Entzug eines Doktorgrades bei Vorlage eines nur formal richtigen Führungszeugnisses

In einem jetzt veröffentlichten Urteil vom 28.01.2014 – 2 A 315/12 hatte das Sächsische Oberverwaltungsgericht über die Rechtmäßigkeit des Entzugs des akademischen Grades „Dr.-Ing.“ wegen der Vorlage eines formal richtigen, inhaltlich aber unzutreffenden Führungszeugnisses im Promotionszulassungsverfahren zu entscheiden. Es lag folgender Sachverhalt zu Grunde:

Der Kläger beantragte am 12.03.2008 bei der beklagten Universität die Eröffnung eines Promotionsverfahrens. Dabei legte er ein Führungszeugnis vom 04.01.2008 vor, das keine Eintragung auswies. Tatsächlich war der Kläger am 11.04.2006 wegen sexueller Nötigung zu einer Freiheitsstrafe von einem Jahr und sechs Monaten verurteilt worden. Der Rechtskraftvermerk wurde am 18.12.2007 angebracht. Die Mitteilung gegenüber dem Bundesamt für Justiz erfolgte allerdings erst am 18.01.2008. Nachdem das Promotionsverfahren am 31.03.2008 eröffnet wurde, wandte sich die Beklagte aufgrund einer anonymen Anzeige an den Kläger mit der Bitte um Stellungnahme zu dem Vorwurf, gegen ihn werde wegen sexueller Nötigung strafrechtlich ermittelt. Der Kläger teilte daraufhin mit, dass ihm strafrechtliche Ermittlungen aktuell nicht bekannt seien. Dem Kläger wurde am 30.04.2008 der akademische Grad „Dr.-Ingenieur (Dr.-Ing.)“ verliehen. Der Universität wurde danach die rechtskräftige Verurteilung des Klägers bekannt. Sie entzog dem Kläger daraufhin den Doktorgrad wegen Täuschung über wesentliche Zulassungsvoraussetzungen.

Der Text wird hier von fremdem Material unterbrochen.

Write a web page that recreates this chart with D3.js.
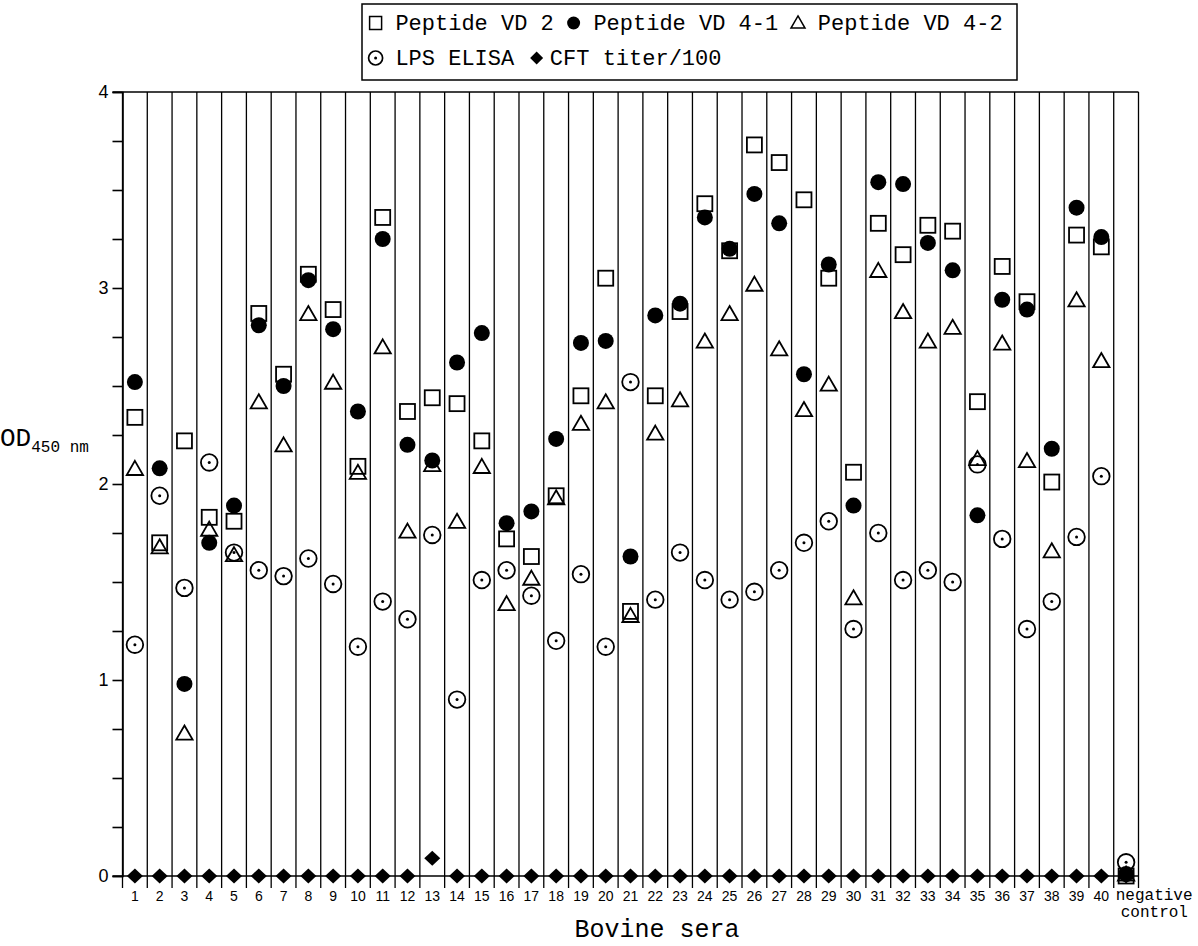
<!DOCTYPE html>
<html>
<head>
<meta charset="utf-8">
<script src="https://cdn.jsdelivr.net/npm/d3@7"></script>
<style>
  body { margin: 0; background: #fff; }
  svg { display: block; }
</style>
</head>
<body>
<div id="chart"></div>
<script>
// bovine sera, 40 samples plus the negative control
const sera = ['1', '2', '3', '4', '5', '6', '7', '8', '9', '10',
  '11', '12', '13', '14', '15', '16', '17', '18', '19', '20',
  '21', '22', '23', '24', '25', '26', '27', '28', '29', '30',
  '31', '32', '33', '34', '35', '36', '37', '38', '39', '40', 'neg'];

// OD450 values
const vd2 = [2.34, 1.70, 2.22, 1.83, 1.81, 2.87, 2.56, 3.07, 2.89, 2.09,
  3.36, 2.37, 2.44, 2.41, 2.22, 1.72, 1.63, 1.94, 2.45, 3.05,
  1.35, 2.45, 2.88, 3.43, 3.19, 3.73, 3.64, 3.45, 3.05, 2.06,
  3.33, 3.17, 3.32, 3.29, 2.42, 3.11, 2.93, 2.01, 3.27, 3.21, 0.0];
const vd41 = [2.52, 2.08, 0.98, 1.70, 1.89, 2.81, 2.50, 3.04, 2.79, 2.37,
  3.25, 2.20, 2.12, 2.62, 2.77, 1.80, 1.86, 2.23, 2.72, 2.73,
  1.63, 2.86, 2.92, 3.36, 3.20, 3.48, 3.33, 2.56, 3.12, 1.89,
  3.54, 3.53, 3.23, 3.09, 1.84, 2.94, 2.89, 2.18, 3.41, 3.26, 0.01];
const vd42 = [2.07, 1.67, 0.72, 1.76, 1.63, 2.41, 2.19, 2.86, 2.51, 2.05,
  2.69, 1.75, 2.09, 1.80, 2.08, 1.38, 1.51, 1.92, 2.30, 2.41,
  1.32, 2.25, 2.42, 2.72, 2.86, 3.01, 2.68, 2.37, 2.50, 1.41,
  3.08, 2.87, 2.72, 2.79, 2.12, 2.71, 2.11, 1.65, 2.93, 2.62, 0.0];
const lps = [1.18, 1.94, 1.47, 2.11, 1.65, 1.56, 1.53, 1.62, 1.49, 1.17,
  1.40, 1.31, 1.74, 0.90, 1.51, 1.56, 1.43, 1.20, 1.54, 1.17,
  2.52, 1.41, 1.65, 1.51, 1.41, 1.45, 1.56, 1.70, 1.81, 1.26,
  1.75, 1.51, 1.56, 1.50, 2.10, 1.72, 1.26, 1.40, 1.73, 2.04, 0.07];
const cft = [0, 0, 0, 0, 0, 0, 0, 0, 0, 0,
  0, 0, 0.09, 0, 0, 0, 0, 0, 0, 0,
  0, 0, 0, 0, 0, 0, 0, 0, 0, 0,
  0, 0, 0, 0, 0, 0, 0, 0, 0, 0, 0];

const yTicks = [0, 0.25, 0.5, 0.75, 1, 1.25, 1.5, 1.75, 2, 2.25, 2.5, 2.75, 3, 3.25, 3.5, 3.75, 4];

const W = 1198, H = 946;
const margin = { top: 92, right: 60, bottom: 70, left: 122.5 };
const plotBottom = H - margin.bottom;
const mono = 'Liberation Mono, Courier New, monospace';
const sans = 'Liberation Sans, Arial, sans-serif';

const svg = d3.select('#chart').append('svg')
  .attr('width', W)
  .attr('height', H);

const x = d3.scaleBand()
  .domain(sera)
  .range([margin.left, W - margin.right + 0.5])
  .padding(0);

const y = d3.scaleLinear()
  .domain([0, 4])
  .range([plotBottom, margin.top]);

const cx = (d, i) => x(sera[i]) + x.bandwidth() / 2;

// column separators, running a little below the zero line
const edges = sera.map(s => x(s)).concat([x.range()[1]]);
svg.append('g')
  .selectAll('line')
  .data(edges)
  .join('line')
  .attr('x1', d => d).attr('x2', d => d)
  .attr('y1', y(4)).attr('y2', y(0) + 12)
  .attr('stroke', '#000')
  .attr('stroke-width', 1.3);

// top border + zero line
svg.append('line')
  .attr('x1', margin.left - 10).attr('x2', x.range()[1])
  .attr('y1', y(4)).attr('y2', y(4))
  .attr('stroke', '#000').attr('stroke-width', 1.6);
svg.append('line')
  .attr('x1', margin.left - 10).attr('x2', x.range()[1])
  .attr('y1', y(0)).attr('y2', y(0))
  .attr('stroke', '#000').attr('stroke-width', 1.6);

// y axis
const yAxis = svg.append('g')
  .attr('transform', `translate(${margin.left},0)`)
  .call(d3.axisLeft(y)
    .tickValues(yTicks)
    .tickSize(10)
    .tickPadding(4)
    .tickFormat(d => Number.isInteger(d) ? d : ''));
yAxis.select('.domain').attr('stroke-width', 1.6);
yAxis.selectAll('.tick line').attr('stroke-width', 1.6);
yAxis.selectAll('.tick text')
  .attr('font-family', sans)
  .attr('font-size', 18)
  .attr('fill', '#000');

// column labels
svg.append('g')
  .selectAll('text')
  .data(sera.slice(0, 40))
  .join('text')
  .attr('x', d => x(d) + x.bandwidth() / 2)
  .attr('y', y(0) + 25)
  .attr('text-anchor', 'middle')
  .attr('font-family', sans)
  .attr('font-size', 14)
  .text(d => d);

const negX = x('neg') + 2;
svg.append('text')
  .attr('x', negX).attr('y', y(0) + 24)
  .attr('font-family', mono)
  .attr('font-size', 16)
  .text('negative');
svg.append('text')
  .attr('x', negX + 5).attr('y', y(0) + 41)
  .attr('font-family', mono)
  .attr('font-size', 16)
  .text('control');

// axis titles
svg.append('text')
  .attr('x', 657)
  .attr('y', 937)
  .attr('text-anchor', 'middle')
  .attr('font-family', mono)
  .attr('font-size', 25)
  .text('Bovine sera');

const odLabel = svg.append('text')
  .attr('x', 0).attr('y', 446)
  .attr('font-family', mono)
  .attr('font-size', 26);
odLabel.append('tspan').text('OD');
odLabel.append('tspan').attr('font-size', 16).attr('dy', 6).text('450 nm');

// markers
const sq = 15;
const triangle = d3.symbol(d3.symbolTriangle, 115);
const diamond = (px, py, w, h) => `M${px},${py - h}L${px + w},${py}L${px},${py + h}L${px - w},${py}Z`;

const marks = svg.append('g');

marks.selectAll('.vd2')
  .data(vd2)
  .join('rect')
  .attr('x', (d, i) => cx(d, i) - sq / 2)
  .attr('y', d => y(d) - sq / 2)
  .attr('width', sq).attr('height', sq)
  .attr('fill', 'none')
  .attr('stroke', '#000')
  .attr('stroke-width', 1.8);

marks.selectAll('.vd42')
  .data(vd42)
  .join('path')
  .attr('d', triangle)
  .attr('transform', (d, i) => `translate(${cx(d, i)},${y(d)})`)
  .attr('fill', 'none')
  .attr('stroke', '#000')
  .attr('stroke-width', 1.8);

marks.selectAll('.lps')
  .data(lps)
  .join('circle')
  .attr('cx', cx)
  .attr('cy', d => y(d))
  .attr('r', 8.3)
  .attr('fill', 'none')
  .attr('stroke', '#000')
  .attr('stroke-width', 1.8);
marks.selectAll('.lpsdot')
  .data(lps)
  .join('circle')
  .attr('cx', cx)
  .attr('cy', d => y(d))
  .attr('r', 1.5)
  .attr('fill', '#000');

marks.selectAll('.vd41')
  .data(vd41)
  .join('circle')
  .attr('cx', cx)
  .attr('cy', d => y(d))
  .attr('r', 8)
  .attr('fill', '#000');

marks.selectAll('.cft')
  .data(cft)
  .join('path')
  .attr('d', (d, i) => diamond(cx(d, i), y(d), 8, 7.5))
  .attr('fill', '#000');

// legend
const lg = { x: 362, y: 4, w: 655, h: 76, cw: 13.2, fs: 22 };
const legend = svg.append('g');
legend.append('rect')
  .attr('x', lg.x).attr('y', lg.y)
  .attr('width', lg.w).attr('height', lg.h)
  .attr('fill', '#fff')
  .attr('stroke', '#000')
  .attr('stroke-width', 1.5);

const row1 = lg.y + 26, row2 = lg.y + 61;
const tx = lg.x + 7;
const legendItems = [
  { sym: 'square', col: 0, text: 2, row: row1, label: 'Peptide VD 2' },
  { sym: 'dot', col: 15, text: 17, row: row1, label: 'Peptide VD 4-1' },
  { sym: 'tri', col: 32, text: 34, row: row1, label: 'Peptide VD 4-2' },
  { sym: 'ring', col: 0, text: 2, row: row2, label: 'LPS ELISA' },
  { sym: 'diamond', col: 12.2, text: 13.7, row: row2, label: 'CFT titer/100' }
];

legendItems.forEach(it => {
  const sx = tx + it.col * lg.cw + lg.cw / 2;
  const sy = it.row - 7;
  if (it.sym === 'square') {
    legend.append('rect').attr('x', sx - 6).attr('y', sy - 6.5).attr('width', 12).attr('height', 13)
      .attr('fill', 'none').attr('stroke', '#000').attr('stroke-width', 1.5);
  } else if (it.sym === 'dot') {
    legend.append('circle').attr('cx', sx).attr('cy', sy).attr('r', 6.5).attr('fill', '#000');
  } else if (it.sym === 'tri') {
    legend.append('path').attr('d', d3.symbol(d3.symbolTriangle, 85))
      .attr('transform', `translate(${sx},${sy + 1})`)
      .attr('fill', 'none').attr('stroke', '#000').attr('stroke-width', 1.5);
  } else if (it.sym === 'ring') {
    legend.append('circle').attr('cx', sx).attr('cy', sy).attr('r', 7)
      .attr('fill', 'none').attr('stroke', '#000').attr('stroke-width', 1.7);
    legend.append('circle').attr('cx', sx).attr('cy', sy).attr('r', 1.5).attr('fill', '#000');
  } else {
    legend.append('path').attr('d', diamond(sx, sy, 6.5, 6.5)).attr('fill', '#000');
  }
  legend.append('text')
    .attr('x', tx + it.text * lg.cw)
    .attr('y', it.row)
    .attr('font-family', mono)
    .attr('font-size', lg.fs)
    .text(it.label);
});
</script>
</body>
</html>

Die gegen den Entzug des Doktortitels erhobene Klage hatte das Verwaltungsgericht Chemnitz abgewiesen. Die Berufung wies das Sächsische Oberverwaltungsgericht mit Urteil vom 28.01.2014 zurück. Die Gerichte gingen davon aus, dass der Kläger den ihm verliehenen Grad durch Täuschung über wesentliche Zulassungsvoraussetzungen erworben hatte. Die Regelung in der Promotionsordnung, die die Vorlage des Führungszeugnisses vorsehe, beschränke sich nicht auf die Vorlage der Urkunde. Sie enthalte darüber hinaus die Verpflichtung des Antragstellers, Vorstrafen offen zu legen. Dies sei für den Kläger ohne weiteres erkennbar gewesen. Angesichts der Verurteilung zu einer Freiheitsstrafe von einem Jahr und sechs Monaten habe er nicht davon ausgehen dürfen, dass diese Vorstrafe nicht in ein Führungszeugnis aufgenommen würde und ihn deshalb keine Offenbarungspflicht treffe. Die Täuschung habe ursächlich zur Vergabe des Doktorgrades geführt. Sinn und Zweck der Regelung über den Entzug eines verliehenen Grades sei die Wiederherstellung der Entschließungsfreiheit der Hochschule. Es genüge deshalb für die Anerkennung der Ursächlichkeit einer Täuschung, dass die Hochschule den Bewerber ohne die Täuschung jedenfalls nicht alsbald zur Promotion zugelassen, sondern weitere Prüfungen und Erwägungen angestellt und erst auf dieser vollständigen Grundlage ihre Entscheidung getroffen hätte.

Die Entscheidung ist noch nicht rechtskräftig. Das Verfahren auf Zulassung der Revision ist beim Bundesverwaltungsgericht anhängig.